▶ [Required work]: Retype nothing but the lines from the start of the material up to and including the line with "anchor=west] (ffin-v) at". Pictures don't belong in the copy.

_ _ _

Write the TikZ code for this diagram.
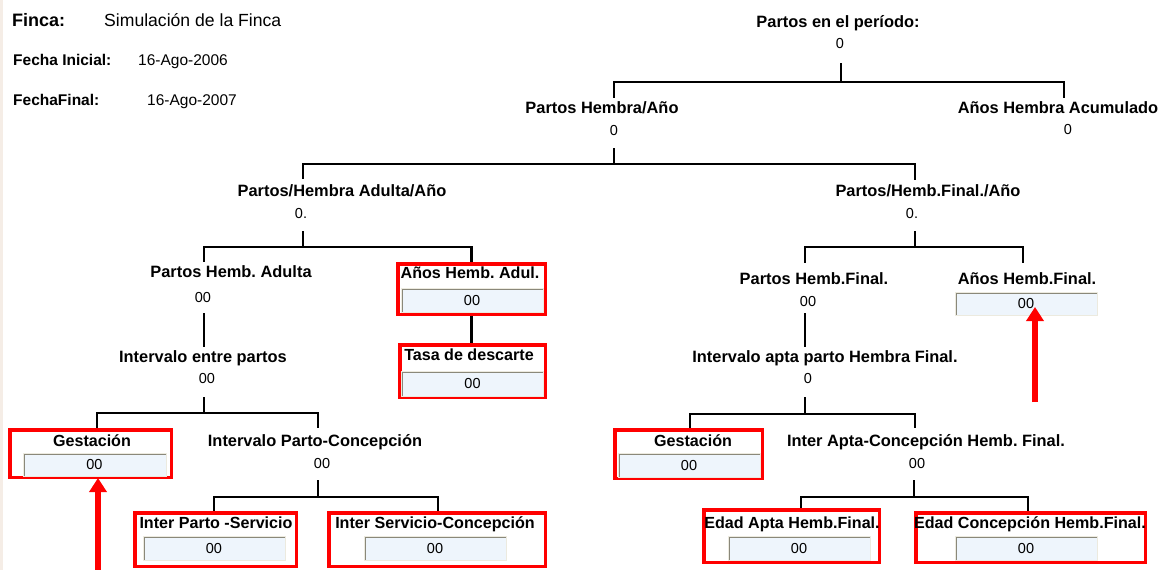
\documentclass[tikz,border=0pt]{standalone}
\usepackage{fontspec}
\setmainfont{Liberation Sans}
\usetikzlibrary{arrows.meta}
\frenchspacing

\definecolor{frame}{HTML}{FF0000}
\definecolor{fieldbg}{HTML}{EEF5FC}
\definecolor{fieldedge}{HTML}{8A887A}
\definecolor{fieldlt}{HTML}{ECEADF}
\definecolor{strip}{HTML}{F5EDE6}

\tikzset{
  lbl/.style={font=\fontsize{16.4}{19}\selectfont\bfseries, inner sep=0pt, text height=11.5pt, text depth=0pt},
  boxlbl/.style={lbl, font=\fontsize{16.1}{19}\selectfont\bfseries},
  val/.style={font=\fontsize{14.5}{17}\selectfont, inner sep=0pt, text height=10.5pt, text depth=0pt},
  link/.style={line width=2.5pt, black},
  redbox/.style={draw=frame, line width=3.5pt, inner sep=0pt},
  field/.style={fill=fieldbg, draw=fieldlt, line width=1pt, minimum width=142pt, minimum height=24pt,
    inner sep=0pt, font=\fontsize{14.5}{17}\selectfont, text height=10.5pt, text depth=0pt,
    path picture={\draw[fieldedge, line width=3pt] (path picture bounding box.south west)
      -- (path picture bounding box.north west) -- (path picture bounding box.north east);}},
  pointer/.style={draw=frame, line width=6pt, -{Triangle[width=17pt,length=14pt]}}
}

\begin{document}
\begin{tikzpicture}[x=1pt,y=-1pt]
    \useasboundingbox (0,0) rectangle (1163,570);
    \fill[white] (0,0) rectangle (1163,570);
    \fill[strip] (0,0) rectangle (3,570);
    % header
    \node[lbl, font=\fontsize{18}{21}\selectfont\bfseries, text height=13pt, anchor=west] (finca) at (12,20) {Finca:};
    \node[val, font=\fontsize{17.6}{20}\selectfont, text height=12pt, anchor=west] (finca-v) at (104,20) {Simulación de la Finca};
    \node[lbl, font=\fontsize{15.5}{18}\selectfont\bfseries, anchor=west] (fini) at (13,60) {Fecha Inicial:};
    \node[val, font=\fontsize{15.5}{18}\selectfont, anchor=west] (fini-v) at (138,60) {16-Ago-2006};
    \node[lbl, font=\fontsize{15.5}{18}\selectfont\bfseries, anchor=west] (ffin) at (13,100) {FechaFinal:};
    \node[val, font=\fontsize{15.5}{18}\selectfont, anchor=west] (ffin-v) at (147,100) {16-Ago-2007};

    % top level
    \node[lbl] (root) at (838,22) {Partos en el período:};
    \node[val] (root-v) at (840,43) {0};
    \node[lbl] (pha) at (602,108) {Partos Hembra/Año};
    \node[val] (pha-v) at (614,130) {0};
    \node[lbl] (ahc) at (1058,108) {Años Hembra Acumulado};
    \node[val] (ahc-v) at (1068,129) {0};
    \coordinate (root-o) at (841,63);
    \coordinate (root-b) at (841,82);
    \coordinate (pha-i) at (614,98);
    \coordinate (ahc-i) at (1064,98);
    \draw[link] (root-o) -- (root-b) -| (pha-i) (root-b) -| (ahc-i);

    % second level
    \node[lbl] (phaa) at (342,191) {Partos/Hembra Adulta/Año};
    \node[val] (phaa-v) at (301,213) {0.};
    \node[lbl] (phf) at (928,191) {Partos/Hemb.Final./Año};
    \node[val] (phf-v) at (912,213) {0.};
    \coordinate (pha-o) at (614,148);
    \coordinate (pha-b) at (614,164);
    \coordinate (phaa-i) at (303,179);
    \coordinate (phf-i) at (915,180);
    \draw[link] (pha-o) -- (pha-b) -| (phaa-i) (pha-b) -| (phf-i);

    % left branch
    \node[lbl] (pfa) at (231,272) {Partos Hemb. Adulta};
    \node[val] (pfa-v) at (203,297) {00};
    \node[redbox, minimum width=147.5pt, minimum height=50.5pt] (ahadul) at (471.5,289) {};
    \node[boxlbl] (ahadul-t) at (470,273) {Años Hemb. Adul.};
    \node[field] (ahadul-f) at (472,300) {00};
    \coordinate (phaa-o) at (303,231);
    \coordinate (phaa-b) at (303,247);
    \coordinate (pfa-i) at (204,262);
    \draw[link] (phaa-o) -- (phaa-b) -| (pfa-i) (phaa-b) -| (ahadul.north);

    \node[lbl] (iep) at (203,357) {Intervalo entre partos};
    \node[val] (iep-v) at (207,378) {00};
    \coordinate (pfa-o) at (204,313);
    \coordinate (iep-i) at (204,347);
    \draw[link] (pfa-o) -- (iep-i);

    \node[redbox, minimum width=145.5pt, minimum height=52.5pt] (tasa) at (472.5,371) {};
    \node[boxlbl] (tasa-t) at (469,355) {Tasa de descarte};
    \node[field, minimum height=25pt] (tasa-f) at (472.5,383.5) {00};
    \draw[link] (ahadul.south) -- (ahadul.south |- tasa.north);

    \node[redbox, minimum width=161.5pt, minimum height=47.5pt] (gestl) at (90.5,453.5) {};
    \node[boxlbl] (gestl-t) at (92,441) {Gestación};
    \node[field, minimum width=143pt, minimum height=23pt] (gestl-f) at (94.5,464.5) {00};
    \node[lbl] (ipc) at (315,441) {Intervalo Parto-Concepción};
    \node[val] (ipc-v) at (322,463) {00};
    \coordinate (iep-o) at (204,397);
    \coordinate (iep-b) at (204,413);
    \coordinate (gestl-i) at (97,428);
    \coordinate (ipc-i) at (318,428);
    \draw[link] (iep-o) -- (iep-b) -| (gestl-i) (iep-b) -| (ipc-i);

    \node[redbox, minimum width=161.5pt, minimum height=53.5pt] (ips) at (215.5,539.5) {};
    \node[boxlbl] (ips-t) at (216,523) {Inter Parto -Servicio};
    \node[field] (ips-f) at (214,548) {00};
    \node[redbox, minimum width=216.5pt, minimum height=53.5pt] (isc) at (437,539.5) {};
    \node[boxlbl] (isc-t) at (435,523) {Inter Servicio-Concepción};
    \node[field] (isc-f) at (435,548) {00};
    \coordinate (ipc-o) at (318,480);
    \coordinate (ipc-b) at (318,497);
    \coordinate (ips-i) at (214,511);
    \coordinate (isc-i) at (438,511);
    \draw[link] (ipc-o) -- (ipc-b) -| (ips-i) (ipc-b) -| (isc-i);

    % right branch
    \node[lbl] (pfhf) at (814,279) {Partos Hemb.Final.};
    \node[val] (pfhf-v) at (808,301) {00};
    \node[lbl] (ahf) at (1027,279) {Años Hemb.Final.};
    \node[field, minimum height=23pt] (ahf-f) at (1026,303.5) {00};
    \coordinate (phf-o) at (915,231);
    \coordinate (phf-b) at (915,247);
    \coordinate (pfhf-i) at (805,263);
    \coordinate (ahf-i) at (1023,263);
    \draw[link] (phf-o) -- (phf-b) -| (pfhf-i) (phf-b) -| (ahf-i);

    \node[lbl] (iaph) at (825,357) {Intervalo apta parto Hembra Final.};
    \node[val] (iaph-v) at (808,378) {0};
    \coordinate (pfhf-o) at (805,313);
    \coordinate (iaph-i) at (805,347);
    \draw[link] (pfhf-o) -- (iaph-i);

    \node[redbox, minimum width=147.5pt, minimum height=48.5pt] (gestr) at (688.5,454) {};
    \node[boxlbl] (gestr-t) at (693,441) {Gestación};
    \node[field] (gestr-f) at (689,465) {00};
    \node[lbl] (iach) at (926,441) {Inter Apta-Concepción Hemb. Final.};
    \node[val] (iach-v) at (917,463) {00};
    \coordinate (iaph-o) at (805,397);
    \coordinate (iaph-b) at (805,414);
    \coordinate (gestr-i) at (690,428);
    \coordinate (iach-i) at (915,428);
    \draw[link] (iaph-o) -- (iaph-b) -| (gestr-i) (iaph-b) -| (iach-i);

    \node[redbox, minimum width=175.5pt, minimum height=52.5pt] (eah) at (791.5,536) {};
    \node[boxlbl] (eah-t) at (792,523) {Edad Apta Hemb.Final.};
    \node[field] (eah-f) at (799,548) {00};
    \node[redbox, minimum width=229.5pt, minimum height=49.5pt] (ech) at (1030.5,537.5) {};
    \node[boxlbl] (ech-t) at (1030,523) {Edad Concepción Hemb.Final.};
    \node[field] (ech-f) at (1026,548) {00};
    \coordinate (iach-o) at (914,480);
    \coordinate (iach-b) at (914,497);
    \coordinate (eah-i) at (801,508);
    \coordinate (ech-i) at (1028,511);
    \draw[link] (iach-o) -- (iach-b) -| (eah-i) (iach-b) -| (ech-i);

    % red pointers
    \coordinate (arr-l) at (98,572);
    \coordinate (arr-l-tip) at (98,478);
    \draw[pointer] (arr-l) -- (arr-l-tip);
    \coordinate (arr-r) at (1035,402);
    \coordinate (arr-r-tip) at (1035,307);
    \draw[pointer] (arr-r) -- (arr-r-tip);
\end{tikzpicture}
\end{document}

_ _ _

▶ [Full answer]:
Write the TikZ code for this diagram.
\documentclass[tikz,border=0pt]{standalone}
\usepackage{fontspec}
\setmainfont{Liberation Sans}
\usetikzlibrary{arrows.meta}
\frenchspacing

\definecolor{frame}{HTML}{FF0000}
\definecolor{fieldbg}{HTML}{EEF5FC}
\definecolor{fieldedge}{HTML}{8A887A}
\definecolor{fieldlt}{HTML}{ECEADF}
\definecolor{strip}{HTML}{F5EDE6}

\tikzset{
  lbl/.style={font=\fontsize{16.4}{19}\selectfont\bfseries, inner sep=0pt, text height=11.5pt, text depth=0pt},
  boxlbl/.style={lbl, font=\fontsize{16.1}{19}\selectfont\bfseries},
  val/.style={font=\fontsize{14.5}{17}\selectfont, inner sep=0pt, text height=10.5pt, text depth=0pt},
  link/.style={line width=2.5pt, black},
  redbox/.style={draw=frame, line width=3.5pt, inner sep=0pt},
  field/.style={fill=fieldbg, draw=fieldlt, line width=1pt, minimum width=142pt, minimum height=24pt,
    inner sep=0pt, font=\fontsize{14.5}{17}\selectfont, text height=10.5pt, text depth=0pt,
    path picture={\draw[fieldedge, line width=3pt] (path picture bounding box.south west)
      -- (path picture bounding box.north west) -- (path picture bounding box.north east);}},
  pointer/.style={draw=frame, line width=6pt, -{Triangle[width=17pt,length=14pt]}}
}

\begin{document}
\begin{tikzpicture}[x=1pt,y=-1pt]
    \useasboundingbox (0,0) rectangle (1163,570);
    \fill[white] (0,0) rectangle (1163,570);
    \fill[strip] (0,0) rectangle (3,570);
    % header
    \node[lbl, font=\fontsize{18}{21}\selectfont\bfseries, text height=13pt, anchor=west] (finca) at (12,20) {Finca:};
    \node[val, font=\fontsize{17.6}{20}\selectfont, text height=12pt, anchor=west] (finca-v) at (104,20) {Simulación de la Finca};
    \node[lbl, font=\fontsize{15.5}{18}\selectfont\bfseries, anchor=west] (fini) at (13,60) {Fecha Inicial:};
    \node[val, font=\fontsize{15.5}{18}\selectfont, anchor=west] (fini-v) at (138,60) {16-Ago-2006};
    \node[lbl, font=\fontsize{15.5}{18}\selectfont\bfseries, anchor=west] (ffin) at (13,100) {FechaFinal:};
    \node[val, font=\fontsize{15.5}{18}\selectfont, anchor=west] (ffin-v) at (147,100) {16-Ago-2007};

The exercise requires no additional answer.